As I proceeded to roll up the road to Coe there was a short break in the weather and the sun even peaked through. A group of the ever present wild turkey’s was milling around by the road. I gave em a honk-honk and thumbs up as I motored by. I always have to say ‘hi’ to them from Sandra D, whom they gave chase to once when she tried to go all paparazzi on them. I checked in with the Rangers and as I expected not too many people out, they didn’t think anyone would be out at Madrone Soda Springs. They also mentioned they were running a search and rescue for a hiker who was reported by someone who walked out earlier; apparently the hiker was exhausted, couldn’t make the hill climb or move under his own power. The Rangers (volunteers) seemed to take the matter seriously and ‘had someone out searching for over a couple hours already’. I was perplexed, if the hiker in distress couldn’t move, how hard could he be to find? Well, I told them I’d keep an eye out for anyone in trouble, grabbed my gear and broke out.

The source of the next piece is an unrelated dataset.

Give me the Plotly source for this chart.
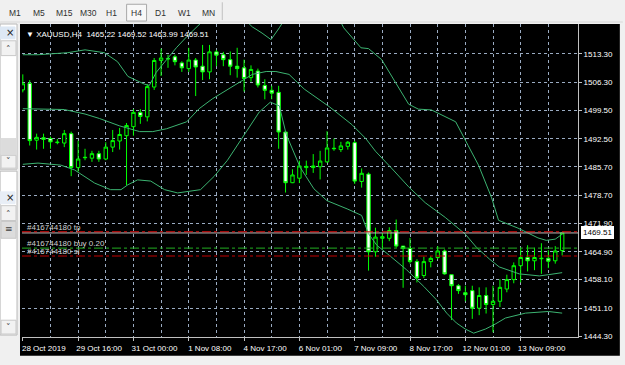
import plotly.graph_objects as go

W, H = 625, 365
PL, PR, PT, PB = 22, 45, 24, 24

# ---------------- data ----------------
OPEN = [1504.5, 1506.1, 1492.2, 1492.8, 1492.6, 1491.6, 1491.5, 1493.8, 1485.5, 1487.9,
        1487.8, 1488.9, 1487.6, 1490.5, 1492.0, 1493.3, 1495.5, 1499.0, 1497.9, 1505.2,
        1511.7, 1512.2, 1512.6, 1511.1, 1509.7, 1511.8, 1510.3, 1508.9, 1513.8, 1513.1,
        1511.9, 1510.3, 1509.9, 1507.5, 1509.1, 1505.6, 1504.4, 1503.9, 1494.2, 1481.8,
        1482.9, 1485.5, 1485.5, 1485.7, 1486.9, 1490.1, 1489.9, 1490.7, 1491.6, 1482.1,
        1483.9, 1464.9, 1468.2, 1468.2, 1470.1, 1466.3, 1465.7, 1462.5, 1459.1, 1462.5,
        1463.5, 1465.1, 1459.3, 1456.6, 1454.9, 1455.4, 1451.1, 1454.2, 1452.0, 1452.8,
        1455.8, 1458.1, 1461.5, 1463.5, 1462.7, 1463.2, 1463.3, 1462.7, 1465.22]
HIGH = [1508.3, 1506.9, 1493.8, 1493.8, 1493.1, 1492.5, 1494.7, 1494.3, 1492.1, 1490.1,
        1489.6, 1489.6, 1491.7, 1494.7, 1495.2, 1496.4, 1499.8, 1499.8, 1505.9, 1512.3,
        1514.6, 1513.1, 1513.1, 1511.5, 1514.8, 1512.3, 1515.5, 1515.5, 1514.3, 1513.8,
        1513.9, 1514.8, 1511.9, 1510.5, 1509.7, 1507.1, 1505.5, 1505.5, 1494.2, 1485.1,
        1487.2, 1487.2, 1488.8, 1489.6, 1494.4, 1492.6, 1491.8, 1492.0, 1492.1, 1485.3,
        1484.3, 1470.8, 1469.5, 1470.9, 1472.8, 1466.3, 1468.3, 1463.1, 1463.7, 1463.8,
        1466.3, 1465.5, 1459.3, 1457.0, 1456.6, 1456.6, 1456.2, 1456.2, 1456.6, 1458.2,
        1459.3, 1462.3, 1465.9, 1466.5, 1465.9, 1467.0, 1465.3, 1466.3, 1469.52]
LOW = [1503.9, 1490.9, 1489.9, 1490.1, 1490.1, 1491.2, 1490.5, 1483.4, 1484.5, 1487.3,
       1486.9, 1486.9, 1487.3, 1489.3, 1489.9, 1481.2, 1493.3, 1496.2, 1496.8, 1504.5,
       1507.9, 1509.9, 1510.5, 1508.9, 1508.9, 1503.0, 1506.9, 1507.1, 1510.3, 1510.3,
       1508.1, 1507.5, 1504.1, 1506.5, 1505.1, 1502.2, 1502.2, 1490.1, 1479.4, 1481.7,
       1481.7, 1483.7, 1484.2, 1482.6, 1486.7, 1489.6, 1489.3, 1489.9, 1481.5, 1480.6,
       1460.3, 1463.7, 1465.5, 1467.5, 1465.9, 1456.1, 1462.0, 1457.4, 1458.5, 1461.1,
       1463.1, 1459.3, 1448.2, 1454.6, 1452.8, 1448.5, 1449.4, 1449.8, 1445.2, 1451.4,
       1455.0, 1457.2, 1457.4, 1460.1, 1460.4, 1459.5, 1460.9, 1462.0, 1463.99]
CLOSE = [1506.0, 1492.1, 1492.9, 1492.4, 1491.8, 1491.7, 1493.8, 1485.5, 1487.6, 1488.0,
         1488.9, 1487.6, 1490.5, 1492.1, 1493.6, 1495.8, 1499.0, 1498.0, 1505.3, 1511.7,
         1512.3, 1512.1, 1511.4, 1509.9, 1511.8, 1510.1, 1508.9, 1513.8, 1513.0, 1511.9,
         1510.3, 1509.7, 1507.3, 1509.5, 1505.7, 1504.4, 1503.7, 1494.2, 1481.8, 1483.7,
         1485.9, 1485.8, 1485.9, 1487.1, 1490.3, 1490.2, 1490.8, 1491.7, 1482.2, 1484.1,
         1464.9, 1468.5, 1468.6, 1470.1, 1466.3, 1465.7, 1462.5, 1458.5, 1462.5, 1463.3,
         1465.1, 1459.5, 1456.6, 1455.4, 1454.4, 1451.1, 1454.2, 1452.0, 1452.8, 1456.2,
         1458.1, 1461.5, 1463.5, 1462.7, 1463.5, 1463.3, 1462.6, 1465.1, 1469.51]
BAR = list(range(len(OPEN)))

# Bollinger bands (bar position, price)
UPPER_X = [0, 2.2, 6.5, 9.0, 11.8, 13.7, 15.2, 17.6, 18.3, 19.3, 20.8, 22.2, 23.7, 25.1,
           26.5, 31.3, 33.2, 34.6, 35.9, 37.1, 38.5, 42.1, 45.7, 46.4, 48.9, 50.0, 51.9,
           55.8, 57.2, 59.1, 62.6, 64.4, 65.9, 67.8, 68.8, 71.6, 74.5, 75.7, 77.0, 78]
UPPER_Y = [1513.1, 1513.1, 1513.6, 1514.3, 1513.6, 1511.4, 1507.8, 1505.9, 1505.6, 1508.8,
           1511.9, 1514.8, 1517.5, 1519.9, 1522.1, 1523.0, 1519.9, 1518.4, 1516.8, 1519.7,
           1523.5, 1528.8, 1522.1, 1519.7, 1514.8, 1514.6, 1511.9, 1501.0, 1499.8, 1499.6,
           1496.7, 1490.9, 1486.1, 1478.1, 1472.6, 1470.7, 1468.3, 1467.7, 1468.0, 1469.2]
MID_X = [0, 6.0, 9.0, 11.1, 14.0, 16.9, 18.8, 20.8, 23.7, 25.5, 27.4, 30.3, 33.2, 35.2,
         36.6, 38.5, 40.7, 44.4, 47.6, 49.6, 51.0, 53.3, 55.8, 58.2, 61.1, 64.0, 65.6,
         67.5, 68.9, 71.8, 74.7, 76.0, 78]
MID_Y = [1499.9, 1499.7, 1498.6, 1497.5, 1495.7, 1494.3, 1494.3, 1495.0, 1496.7, 1499.9,
         1502.3, 1505.4, 1508.3, 1509.0, 1509.0, 1508.3, 1504.7, 1500.3, 1496.0, 1492.6,
         1489.5, 1485.4, 1480.8, 1476.9, 1473.3, 1469.2, 1466.0, 1463.1, 1461.2, 1459.5,
         1459.0, 1459.3, 1459.8]
LOWER_X = [0, 2.2, 5.5, 7.5, 10.4, 12.7, 14.2, 15.2, 16.6, 18.5, 20.5, 22.4, 25.7, 27.7,
           29.6, 31.7, 34.2, 35.8, 37.1, 38.1, 40.1, 42.1, 44.0, 46.9, 49.0, 50.0, 51.2,
           53.1, 55.5, 58.0, 59.8, 61.3, 62.7, 64.0, 65.2, 66.9, 68.3, 69.8, 72.7, 76.0, 78]
LOWER_Y = [1486.3, 1486.6, 1486.1, 1484.9, 1481.7, 1480.1, 1480.1, 1481.3, 1482.5, 1482.2,
           1480.1, 1479.3, 1480.1, 1483.4, 1487.3, 1492.6, 1499.1, 1501.5, 1500.6, 1493.6,
           1485.6, 1480.3, 1477.4, 1475.4, 1473.8, 1469.3, 1466.5, 1463.9, 1460.5, 1456.4,
           1453.2, 1449.9, 1447.5, 1446.0, 1445.0, 1446.0, 1447.2, 1448.7, 1449.9, 1450.3,
           1449.9]

PRICE_TICKS = [1513.30, 1506.30, 1499.50, 1492.50, 1485.70, 1478.70, 1471.90,
               1464.90, 1458.10, 1451.10, 1444.30]
TIME_TICK_BARS = [0, 8, 16, 24, 32, 40, 48, 56, 64, 72]
TIME_TICK_TEXT = ["28 Oct 2019", "29 Oct 16:00", "31 Oct 00:00", "1 Nov 08:00",
                  "4 Nov 17:00", "6 Nov 01:00", "7 Nov 09:00", "8 Nov 17:00",
                  "12 Nov 01:00", "13 Nov 09:00"]
GRID_BARS = list(range(4, 81, 8))

SYMBOL = "XAUUSD,H4"
TICKET = "#416744180"
TP_LEVEL = 1469.80
OPEN_LEVEL = 1465.80
SL_LEVEL = 1463.87
BID = 1469.51
LOT = "0.20"
TIMEFRAMES = ["M1", "M5", "M15", "M30", "H1", "H4", "D1", "W1", "MN"]
TF_CENTERS = [15, 39.5, 65, 89, 111.5, 136.5, 160.5, 185, 209.5]

FONT = "Liberation Sans"
GRID = "#9aabc2"
BAND = "#3cb371"

def px(x):
    return (x - PL) / (W - PL - PR)

def py(y):
    return (H - PB - y) / (H - PT - PB)

fig = go.Figure()

for bx, by in ((UPPER_X, UPPER_Y), (MID_X, MID_Y), (LOWER_X, LOWER_Y)):
    fig.add_trace(go.Scatter(x=bx, y=by, mode="lines",
                             line=dict(color=BAND, width=1), hoverinfo="skip",
                             showlegend=False))

fig.add_trace(go.Candlestick(
    x=BAR, open=OPEN, high=HIGH, low=LOW, close=CLOSE,
    increasing=dict(line=dict(color="#00ff00", width=1), fillcolor="#000000"),
    decreasing=dict(line=dict(color="#00ff00", width=1), fillcolor="#ffffff"),
    whiskerwidth=0, showlegend=False, hoverinfo="skip"))

shapes = []
annos = []

# chart window background
shapes.append(dict(type="rect", xref="paper", yref="paper", x0=px(20), x1=px(622),
                   y0=py(24), y1=py(360), fillcolor="#000000", line=dict(width=0),
                   layer="below"))

# order / price levels
shapes.append(dict(type="line", xref="paper", yref="y", x0=0, x1=1, y0=BID, y1=BID,
                   line=dict(color="#c0c0c0", width=1)))
shapes.append(dict(type="line", xref="paper", yref="y", x0=0, x1=1, y0=TP_LEVEL, y1=TP_LEVEL,
                   line=dict(color="#e01010", width=1, dash="dashdot")))
shapes.append(dict(type="line", xref="paper", yref="y", x0=0, x1=1, y0=OPEN_LEVEL, y1=OPEN_LEVEL,
                   line=dict(color="#22b022", width=1, dash="dashdot")))
shapes.append(dict(type="line", xref="paper", yref="y", x0=0, x1=1, y0=SL_LEVEL, y1=SL_LEVEL,
                   line=dict(color="#c00000", width=1, dash="dashdot")))

for lvl, txt in ((TP_LEVEL, f"{TICKET} tp"), (OPEN_LEVEL, f"{TICKET} buy {LOT}"),
                 (SL_LEVEL, f"{TICKET} sl")):
    annos.append(dict(xref="paper", yref="y", x=px(26), y=lvl, text=txt, showarrow=False,
                      xanchor="left", yanchor="bottom", yshift=-1,
                      font=dict(family=FONT, size=8, color="#d0d0d0"), borderpad=0))

# current price label
annos.append(dict(xref="paper", yref="y", x=1, y=BID, text=f"{BID:.2f}", showarrow=False,
                  xanchor="left", yanchor="middle", xshift=3, bgcolor="#ffffff",
                  bordercolor="#ffffff", borderpad=1,
                  font=dict(family=FONT, size=8, color="#000000")))

# header text
annos.append(dict(xref="paper", yref="paper", x=px(24), y=py(35),
                  text=f"▼ {SYMBOL}  {OPEN[-1]:.2f} {HIGH[-1]:.2f} {LOW[-1]:.2f} {CLOSE[-1]:.2f}",
                  showarrow=False, xanchor="left", yanchor="middle",
                  font=dict(family=FONT, size=8, color="#ffffff")))

# ---- UI chrome: toolbar ----
shapes.append(dict(type="line", xref="paper", yref="paper", x0=px(0), x1=px(625),
                   y0=py(22), y1=py(22), line=dict(color="#d8d8d8", width=1)))
shapes.append(dict(type="rect", xref="paper", yref="paper", x0=px(127), x1=px(147),
                   y0=py(4), y1=py(21), fillcolor="#f8f8f8",
                   line=dict(color="#a8a8a8", width=1)))
shapes.append(dict(type="line", xref="paper", yref="paper", x0=px(223), x1=px(223),
                   y0=py(2), y1=py(20), line=dict(color="#c0c0c0", width=1)))
for tf, cx in zip(TIMEFRAMES, TF_CENTERS):
    annos.append(dict(xref="paper", yref="paper", x=px(cx), y=py(13), text=tf,
                      showarrow=False, xanchor="center", yanchor="middle",
                      font=dict(family=FONT, size=8.5, color="#303030")))

# ---- UI chrome: left panels ----
def rect(x0, y0, x1, y1, fill, line="#c8c8c8"):
    shapes.append(dict(type="rect", xref="paper", yref="paper", x0=px(x0), x1=px(x1),
                       y0=py(y0), y1=py(y1), fillcolor=fill,
                       line=dict(color=line, width=1), layer="below"))

def label(x, y, t, size=9, color="#202020"):
    annos.append(dict(xref="paper", yref="paper", x=px(x), y=py(y), text=t,
                      showarrow=False, xanchor="center", yanchor="middle",
                      font=dict(family="DejaVu Sans", size=size, color=color)))

rect(0, 24, 17, 171, "#ffffff", "#b8b8b8")
rect(0, 27, 15, 39, "#dde8f5", "#dde8f5")
label(10, 33, "×", 10)
rect(1, 41, 16, 56, "#f2f2f2")
label(8.5, 49, "˄", 9, "#404040")
rect(1, 140, 16, 156, "#dcdcdc", "#dcdcdc")
rect(1, 157, 16, 170, "#f2f2f2")
label(8.5, 163, "˅", 9, "#404040")

rect(0, 173, 17, 339, "#ffffff", "#b8b8b8")
rect(0, 194, 15, 206, "#e8eef6", "#e8eef6")
label(10, 200, "×", 10)
rect(1, 208, 16, 223, "#f2f2f2")
label(8.5, 216, "˄", 9, "#404040")
rect(1, 224, 16, 241, "#dcdcdc")
label(8.5, 232, "≡", 9, "#404040")
rect(1, 324, 16, 338, "#f2f2f2")
label(8.5, 331, "˅", 9, "#404040")

fig.update_layout(
    width=W, height=H,
    margin=dict(l=PL, r=PR, t=PT, b=PB, pad=0),
    paper_bgcolor="#f0f0f0", plot_bgcolor="#000000",
    showlegend=False, hovermode=False,
    shapes=shapes, annotations=annos,
    xaxis=dict(range=[-0.115, 80.29], rangeslider=dict(visible=False),
               tickmode="array", tickvals=TIME_TICK_BARS, ticktext=TIME_TICK_TEXT,
               ticks="outside", ticklen=3, tickcolor="#c0c0c0",
               ticklabelshift=21, ticklabelstandoff=0,
               tickfont=dict(family=FONT, size=8, color="#ffffff"),
               showgrid=True, gridcolor=GRID, griddash="3px,3px", gridwidth=1,
               minor=dict(tickmode="array", tickvals=GRID_BARS, showgrid=True,
                          gridcolor=GRID, griddash="3px,3px", gridwidth=1, ticks=""),
               showline=True, linecolor="#c0c0c0", linewidth=1,
               zeroline=False, fixedrange=True),
    yaxis=dict(range=[1444.06, 1520.62], side="right",
               tickmode="array", tickvals=PRICE_TICKS,
               ticktext=[f"{v:.2f}" for v in PRICE_TICKS],
               ticks="outside", ticklen=3, tickcolor="#c0c0c0",
               tickfont=dict(family=FONT, size=8, color="#ffffff"),
               showgrid=True, gridcolor=GRID, griddash="3px,3px", gridwidth=1,
               showline=True, linecolor="#c0c0c0", linewidth=1,
               zeroline=False, fixedrange=True),
)

fig.write_html("out.html", config={"displayModeBar": False})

The rain started in almost right away again, making the trails a bit mucky and the roads a big muddy mess. After hustling along for a few miles I came to the junction to head down towards Soda Creek just as a couple of other guys were climbing out of the gully. They were carrying massive packs, were totally soaked, and looked rather disgruntled. ‘You guys ok?’ I asked. They nodded. After catching their breath I learned that they actually planned to camp at the same place I was heading but didn’t come prepared with rain gear, got caught in the storm, and were now cold, wet, and miserable. I asked if they had seen the distressed hiker, which turned out to be one of these two guys. I found him! Haha… well, apparently whoever reported it may have been a little over-cautious; the guy was ok. He was just a bit tired from the hiking he had done earlier in the day and was taking a breather when our good Samaritan saw him, thus mentioning it to the volunteer Rangers who sprang into action. He was a bit worried they might send a chopper to look for him, fearing being stuck with some huge bill for any resources they might decide to call in, him and his buddy started humping it back to the HQ to put an end to the SAR. I was just glad it all turned out ok.
Despite the rain, I was able to cross Soda creek and make it to the camp area. Downstream from the confluence of Coyote Creek and Soda Creek is typically where things get dicey when there has been rain, but it can happen anywhere (this is always good to keep in mind). Worst case, I would have hoofed it back up the hill to the group camps, which were completely vacant. Ok, cool, I have the place all to myself. I made camp under a large tree draped in Spanish Moss. Durning a break in the rain I made my dinner on an old basin that was once part of a resort located there. Some steps and parts of the old structure are still around, as well as a root cellar just a little further down the Mile Trail which runs along the creek. It’s a nice place to explore; the creek is beautiful. I had quite the night with winds, more rain, and even hail. Morning came with the ridiculous sounds of wild turkeys doin their thang; it proved to be a successful gear test. It’s a great basecamp to use to hike (or run) along the creeks, explore The Narrows (creek levels permitting), China Hole, and the Los Cruzeros area. There is good swimming in late Spring thru mid Summer and plenty of wildlife around with the turkeys and blacktail deer being the most common.
I recently returned to the area with friends, and although I stayed at the Manzanita Point group camp this time, my friend David and I ran the 5-mile loop to Madrone Soda Springs, down the Mile Trail to China Hole, then back up the China Hole trail which eventually ends up near the group camps. What an awesome run! It’s like being a kid again, running through the wet leaves, jumping over logs and rocks, almost falling in the creek a few times… it’s all good. Be warned though, either way you climb out of the gully it’s steep switchbacks for a couple of miles. We ran maybe half of the 2-mile 1200 foot climb, and power hiked the rest.
A worthwhile distraction on the way home is the Lick Observatory which houses a couple of massive telescopes as well as a host of other historic buildings. The place is very photgenic, bring a camera! In the winter check the road conditions – snow is possible and you wouldn’t want to be on those slippery winding roads. In the summer it’s possible to peek into the telescope and view the galaxy (by advance schedule); what an amazing way that would be to cap off a great trip to Henry Coe, California’s second largest state park. Hike It. Like It.